If I lived in every place that took my fancy since we've been on the road, I'd be flitting round the world for years (hmm, that's not such a bad idea). Do you get the urge to shack up in every town you visit too? The places at the top of my list used to be New Orleans, New York, London, Berlin, the south of France and the Greek Islands. But they've all been eclipsed by beautiful South Africa.
I'm sad we don't have long here as I'm itching to explore the rest of the continent as well. South Africa is a country of contradictions: along with beautiful scenery there's a tortured history, and ongoing social issues, but I think the mixture of pluses and "to work ons" make it all the more intriguing. Here's why:
1. Safety. Despite the security fences, the road signs that say "hijacking hotspot" and the stories of hold-ups and robberies, South Africa feels safer than I imagined. It could be a false sense of security, but as in Mexico City, if you're sensible, it seems far less dangerous than it's built up to be.
2. The scenery. First splash some blazing colour around the place - red dirt and yellow tussock in the north, multicoloured plants and blue ocean in the south. Then add the wind-buffeted sea views on the Western Cape, and the sun-beaten ochre plains at Pilanesberg National Park, and you've got some of the most beautiful and varied scenery in the world.
3. The history. Nowhere is South Africa's horrid history of racism and oppression more evident than at Cape Town's District Six museum. Commemorating the forced resettlement of 60,000 residents from this thriving central community to faraway townships, the museum is just one example of the way the apartheid regime attempted to strip the country's black and coloured populations of their humanity.
4. The animals. I already dedicated a whole post to them, but South Africa's animals are so beautiful they deserve another mention. As well as going on Safari, we checked out the African penguin colony at Betty's Bay, watched Southern Right whales play off the coast at Hermanus, and spotted hardy ostriches brave the stinging sand at the Cape of Good Hope.
5. The people. Whether it was being invited to a pool party by our Table Mountain guide, the smiling service at every café we ate at or the family-like welcome we received from a friend's parents, the people in this country (at least the ones I've met), are generous, lovely, and can't help you out enough.
6. The exchange rate. To begin with you think 56 rand for a meal out is a bit steep. And then you remember to divide by eight - and bam! You've got a feed for about a third of what you'd pay at home. How good is that? The same goes for clothes and accessories too.
7. The souvenirs. I'm not sure how we'll get them back into the country but we couldn't pass by the wooden masks carved into zebras and cheetahs, the stone rhino bookends and springbok skin products. And how can you refuse the lovely stallholders with the classic line, "here's something different for you - something unique?"
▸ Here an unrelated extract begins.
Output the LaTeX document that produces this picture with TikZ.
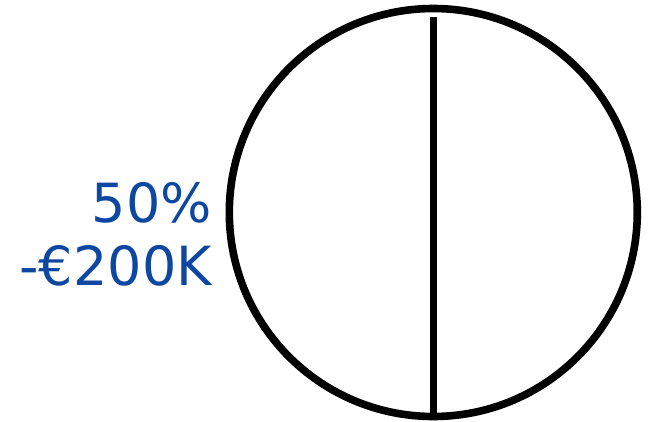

8. The division between rich and poor. It's disturbing to watch people park their BMW convertibles while ragged parking attendants hoping to score a couple of rand enthusiastically help out. It's also difficult to reconcile the giant fenced-off mansions with the cramped shantytowns crammed with haphazard tin shacks.
9. The meat. From biltong (salted, dried meat) to boerewors (tasty sausages) to droëwors (spicy dried sausages), South Africans know good meat. In New Zealand you have jars of lollies at your corner dairy counter; in South Africa those jars are filled with biltong. I didn't embrace the meat craze as much as Ted and our other male friends, but it's nice in moderation.
10. The beaches. If it was 10 degrees warmer you couldn't tear me away from the stretching golden sand and turquoise water of the Cape beaches. Oh hang on, the Atlantic's icy and great white sharks cruise the coastline. Good to look at though!